• _WORK REQUIRED_: Copy out the data exactly, leaving the pictures behind.

• _RECORDS FOR THE TASK_:
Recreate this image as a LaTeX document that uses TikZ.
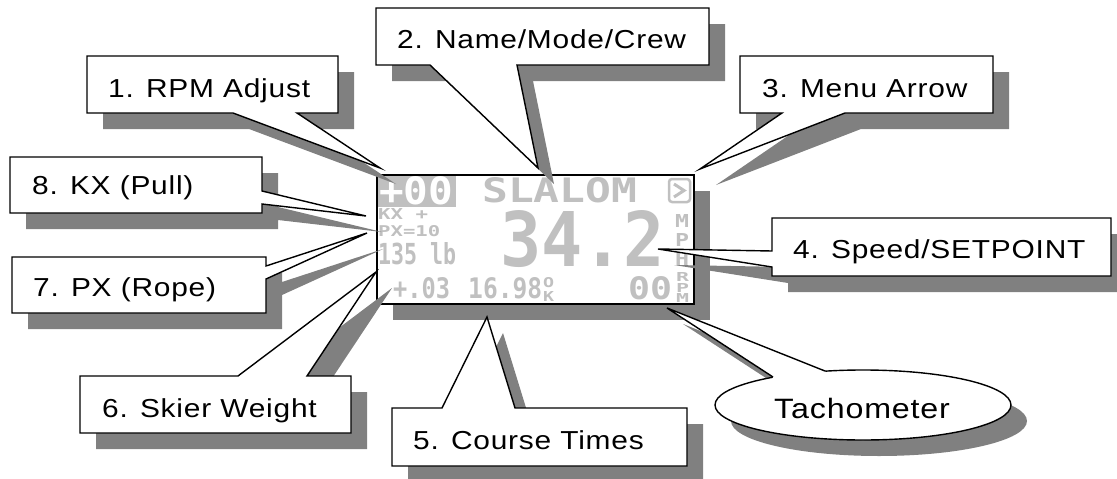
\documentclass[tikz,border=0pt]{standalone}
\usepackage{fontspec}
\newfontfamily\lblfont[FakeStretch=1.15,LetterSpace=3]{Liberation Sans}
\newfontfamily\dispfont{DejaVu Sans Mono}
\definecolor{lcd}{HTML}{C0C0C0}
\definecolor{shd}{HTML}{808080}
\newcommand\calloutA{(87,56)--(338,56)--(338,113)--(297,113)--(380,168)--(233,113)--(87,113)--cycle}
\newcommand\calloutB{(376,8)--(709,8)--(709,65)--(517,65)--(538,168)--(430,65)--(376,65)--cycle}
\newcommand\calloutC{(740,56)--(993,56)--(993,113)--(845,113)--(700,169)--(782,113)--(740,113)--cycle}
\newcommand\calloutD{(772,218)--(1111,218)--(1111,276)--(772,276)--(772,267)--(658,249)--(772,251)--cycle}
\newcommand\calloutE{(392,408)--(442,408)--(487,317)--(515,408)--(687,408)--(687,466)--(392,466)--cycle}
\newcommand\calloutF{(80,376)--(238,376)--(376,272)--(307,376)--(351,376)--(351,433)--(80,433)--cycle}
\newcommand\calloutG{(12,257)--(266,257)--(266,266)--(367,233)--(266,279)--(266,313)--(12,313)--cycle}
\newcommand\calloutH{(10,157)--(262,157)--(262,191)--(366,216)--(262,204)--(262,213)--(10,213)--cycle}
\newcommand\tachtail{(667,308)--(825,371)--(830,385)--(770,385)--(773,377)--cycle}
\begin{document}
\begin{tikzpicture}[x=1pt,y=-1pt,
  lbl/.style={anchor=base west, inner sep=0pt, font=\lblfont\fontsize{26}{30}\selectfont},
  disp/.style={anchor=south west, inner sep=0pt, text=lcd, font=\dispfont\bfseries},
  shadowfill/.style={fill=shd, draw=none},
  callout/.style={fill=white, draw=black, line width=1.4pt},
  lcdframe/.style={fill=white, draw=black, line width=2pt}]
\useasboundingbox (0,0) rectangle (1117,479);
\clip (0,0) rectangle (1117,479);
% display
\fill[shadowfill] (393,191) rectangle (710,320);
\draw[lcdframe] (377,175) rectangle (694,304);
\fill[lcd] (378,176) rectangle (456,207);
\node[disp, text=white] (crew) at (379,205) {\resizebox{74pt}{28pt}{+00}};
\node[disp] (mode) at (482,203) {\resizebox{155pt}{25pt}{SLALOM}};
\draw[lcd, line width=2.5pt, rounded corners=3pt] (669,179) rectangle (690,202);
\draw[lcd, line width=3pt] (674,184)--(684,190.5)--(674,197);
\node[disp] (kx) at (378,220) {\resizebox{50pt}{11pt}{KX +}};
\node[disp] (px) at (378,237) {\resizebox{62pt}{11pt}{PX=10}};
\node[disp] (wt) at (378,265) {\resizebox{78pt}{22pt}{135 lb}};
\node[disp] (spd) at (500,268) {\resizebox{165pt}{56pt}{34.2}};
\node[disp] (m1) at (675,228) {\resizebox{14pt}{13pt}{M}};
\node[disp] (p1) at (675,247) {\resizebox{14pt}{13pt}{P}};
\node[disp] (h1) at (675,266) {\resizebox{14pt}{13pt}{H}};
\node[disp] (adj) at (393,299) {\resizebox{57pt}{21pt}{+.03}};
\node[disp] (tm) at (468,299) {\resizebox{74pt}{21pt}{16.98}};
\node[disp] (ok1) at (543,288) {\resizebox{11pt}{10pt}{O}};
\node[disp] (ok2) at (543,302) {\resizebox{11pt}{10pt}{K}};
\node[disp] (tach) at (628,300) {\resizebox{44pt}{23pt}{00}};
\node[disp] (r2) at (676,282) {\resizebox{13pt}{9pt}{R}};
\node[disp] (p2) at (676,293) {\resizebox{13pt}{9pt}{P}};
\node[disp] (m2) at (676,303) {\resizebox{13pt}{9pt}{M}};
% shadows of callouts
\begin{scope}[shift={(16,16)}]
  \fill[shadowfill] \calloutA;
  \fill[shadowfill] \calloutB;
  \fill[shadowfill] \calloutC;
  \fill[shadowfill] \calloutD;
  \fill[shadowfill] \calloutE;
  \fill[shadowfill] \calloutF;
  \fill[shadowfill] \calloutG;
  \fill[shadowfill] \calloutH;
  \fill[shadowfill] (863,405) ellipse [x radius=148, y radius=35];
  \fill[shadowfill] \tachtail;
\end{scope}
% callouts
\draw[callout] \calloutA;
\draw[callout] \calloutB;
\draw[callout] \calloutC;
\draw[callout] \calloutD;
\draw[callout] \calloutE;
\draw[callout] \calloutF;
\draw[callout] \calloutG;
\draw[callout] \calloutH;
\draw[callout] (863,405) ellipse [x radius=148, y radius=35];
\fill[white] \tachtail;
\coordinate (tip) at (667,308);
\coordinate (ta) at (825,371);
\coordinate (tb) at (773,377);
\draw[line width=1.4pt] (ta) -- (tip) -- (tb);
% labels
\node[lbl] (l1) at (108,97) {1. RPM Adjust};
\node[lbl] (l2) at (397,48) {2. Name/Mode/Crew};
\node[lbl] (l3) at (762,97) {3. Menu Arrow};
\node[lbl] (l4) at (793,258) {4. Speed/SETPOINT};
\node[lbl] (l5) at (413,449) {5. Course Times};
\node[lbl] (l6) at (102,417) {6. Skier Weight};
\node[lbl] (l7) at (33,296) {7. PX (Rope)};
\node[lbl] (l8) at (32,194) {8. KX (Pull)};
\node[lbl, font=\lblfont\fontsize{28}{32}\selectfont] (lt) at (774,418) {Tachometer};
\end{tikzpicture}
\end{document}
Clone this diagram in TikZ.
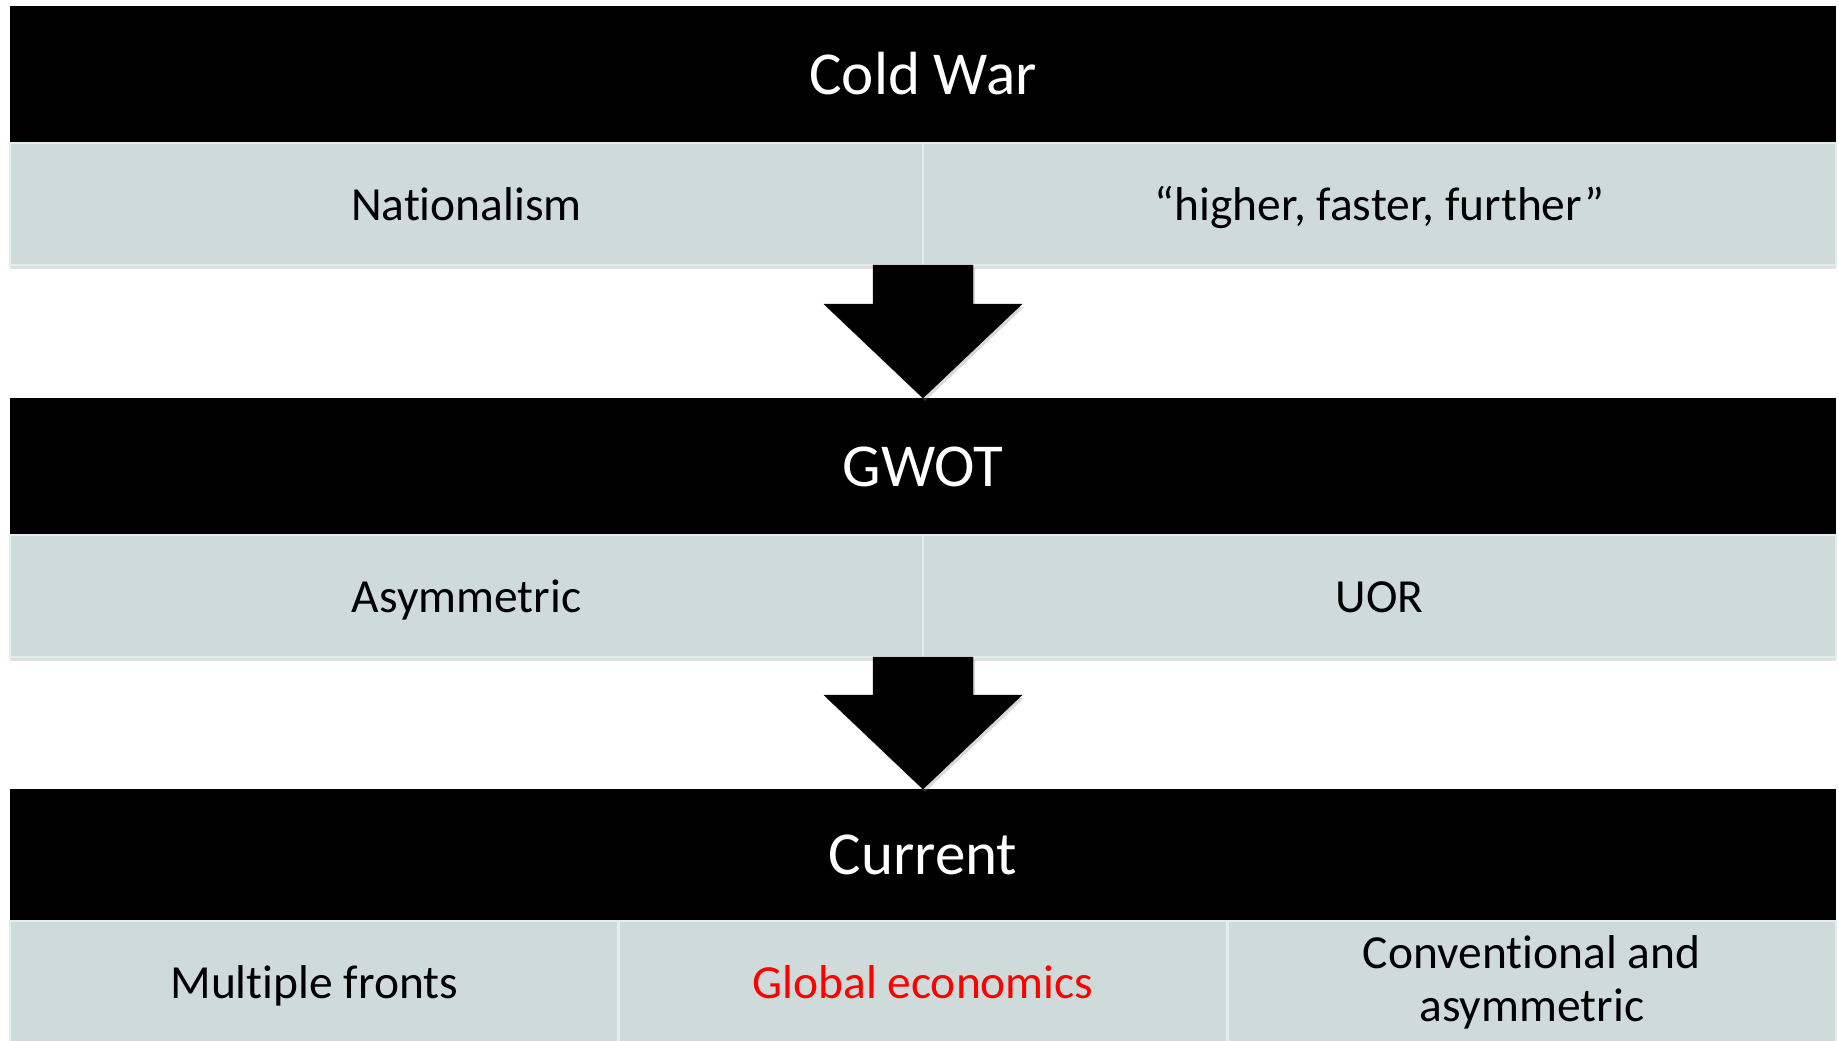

• _TASK OUTPUT_:
Recreate this image as a LaTeX document that uses TikZ.
\documentclass[tikz,border=0pt]{standalone}
\usepackage{fontspec}
\newfontfamily\lblfont[FakeStretch=1.15,LetterSpace=3]{Liberation Sans}
\newfontfamily\dispfont{DejaVu Sans Mono}
\definecolor{lcd}{HTML}{C0C0C0}
\definecolor{shd}{HTML}{808080}
\newcommand\calloutA{(87,56)--(338,56)--(338,113)--(297,113)--(380,168)--(233,113)--(87,113)--cycle}
\newcommand\calloutB{(376,8)--(709,8)--(709,65)--(517,65)--(538,168)--(430,65)--(376,65)--cycle}
\newcommand\calloutC{(740,56)--(993,56)--(993,113)--(845,113)--(700,169)--(782,113)--(740,113)--cycle}
\newcommand\calloutD{(772,218)--(1111,218)--(1111,276)--(772,276)--(772,267)--(658,249)--(772,251)--cycle}
\newcommand\calloutE{(392,408)--(442,408)--(487,317)--(515,408)--(687,408)--(687,466)--(392,466)--cycle}
\newcommand\calloutF{(80,376)--(238,376)--(376,272)--(307,376)--(351,376)--(351,433)--(80,433)--cycle}
\newcommand\calloutG{(12,257)--(266,257)--(266,266)--(367,233)--(266,279)--(266,313)--(12,313)--cycle}
\newcommand\calloutH{(10,157)--(262,157)--(262,191)--(366,216)--(262,204)--(262,213)--(10,213)--cycle}
\newcommand\tachtail{(667,308)--(825,371)--(830,385)--(770,385)--(773,377)--cycle}
\begin{document}
\begin{tikzpicture}[x=1pt,y=-1pt,
  lbl/.style={anchor=base west, inner sep=0pt, font=\lblfont\fontsize{26}{30}\selectfont},
  disp/.style={anchor=south west, inner sep=0pt, text=lcd, font=\dispfont\bfseries},
  shadowfill/.style={fill=shd, draw=none},
  callout/.style={fill=white, draw=black, line width=1.4pt},
  lcdframe/.style={fill=white, draw=black, line width=2pt}]
\useasboundingbox (0,0) rectangle (1117,479);
\clip (0,0) rectangle (1117,479);
% display
\fill[shadowfill] (393,191) rectangle (710,320);
\draw[lcdframe] (377,175) rectangle (694,304);
\fill[lcd] (378,176) rectangle (456,207);
\node[disp, text=white] (crew) at (379,205) {\resizebox{74pt}{28pt}{+00}};
\node[disp] (mode) at (482,203) {\resizebox{155pt}{25pt}{SLALOM}};
\draw[lcd, line width=2.5pt, rounded corners=3pt] (669,179) rectangle (690,202);
\draw[lcd, line width=3pt] (674,184)--(684,190.5)--(674,197);
\node[disp] (kx) at (378,220) {\resizebox{50pt}{11pt}{KX +}};
\node[disp] (px) at (378,237) {\resizebox{62pt}{11pt}{PX=10}};
\node[disp] (wt) at (378,265) {\resizebox{78pt}{22pt}{135 lb}};
\node[disp] (spd) at (500,268) {\resizebox{165pt}{56pt}{34.2}};
\node[disp] (m1) at (675,228) {\resizebox{14pt}{13pt}{M}};
\node[disp] (p1) at (675,247) {\resizebox{14pt}{13pt}{P}};
\node[disp] (h1) at (675,266) {\resizebox{14pt}{13pt}{H}};
\node[disp] (adj) at (393,299) {\resizebox{57pt}{21pt}{+.03}};
\node[disp] (tm) at (468,299) {\resizebox{74pt}{21pt}{16.98}};
\node[disp] (ok1) at (543,288) {\resizebox{11pt}{10pt}{O}};
\node[disp] (ok2) at (543,302) {\resizebox{11pt}{10pt}{K}};
\node[disp] (tach) at (628,300) {\resizebox{44pt}{23pt}{00}};
\node[disp] (r2) at (676,282) {\resizebox{13pt}{9pt}{R}};
\node[disp] (p2) at (676,293) {\resizebox{13pt}{9pt}{P}};
\node[disp] (m2) at (676,303) {\resizebox{13pt}{9pt}{M}};
% shadows of callouts
\begin{scope}[shift={(16,16)}]
  \fill[shadowfill] \calloutA;
  \fill[shadowfill] \calloutB;
  \fill[shadowfill] \calloutC;
  \fill[shadowfill] \calloutD;
  \fill[shadowfill] \calloutE;
  \fill[shadowfill] \calloutF;
  \fill[shadowfill] \calloutG;
  \fill[shadowfill] \calloutH;
  \fill[shadowfill] (863,405) ellipse [x radius=148, y radius=35];
  \fill[shadowfill] \tachtail;
\end{scope}
% callouts
\draw[callout] \calloutA;
\draw[callout] \calloutB;
\draw[callout] \calloutC;
\draw[callout] \calloutD;
\draw[callout] \calloutE;
\draw[callout] \calloutF;
\draw[callout] \calloutG;
\draw[callout] \calloutH;
\draw[callout] (863,405) ellipse [x radius=148, y radius=35];
\fill[white] \tachtail;
\coordinate (tip) at (667,308);
\coordinate (ta) at (825,371);
\coordinate (tb) at (773,377);
\draw[line width=1.4pt] (ta) -- (tip) -- (tb);
% labels
\node[lbl] (l1) at (108,97) {1. RPM Adjust};
\node[lbl] (l2) at (397,48) {2. Name/Mode/Crew};
\node[lbl] (l3) at (762,97) {3. Menu Arrow};
\node[lbl] (l4) at (793,258) {4. Speed/SETPOINT};
\node[lbl] (l5) at (413,449) {5. Course Times};
\node[lbl] (l6) at (102,417) {6. Skier Weight};
\node[lbl] (l7) at (33,296) {7. PX (Rope)};
\node[lbl] (l8) at (32,194) {8. KX (Pull)};
\node[lbl, font=\lblfont\fontsize{28}{32}\selectfont] (lt) at (774,418) {Tachometer};
\end{tikzpicture}
\end{document}
Clone this diagram in TikZ.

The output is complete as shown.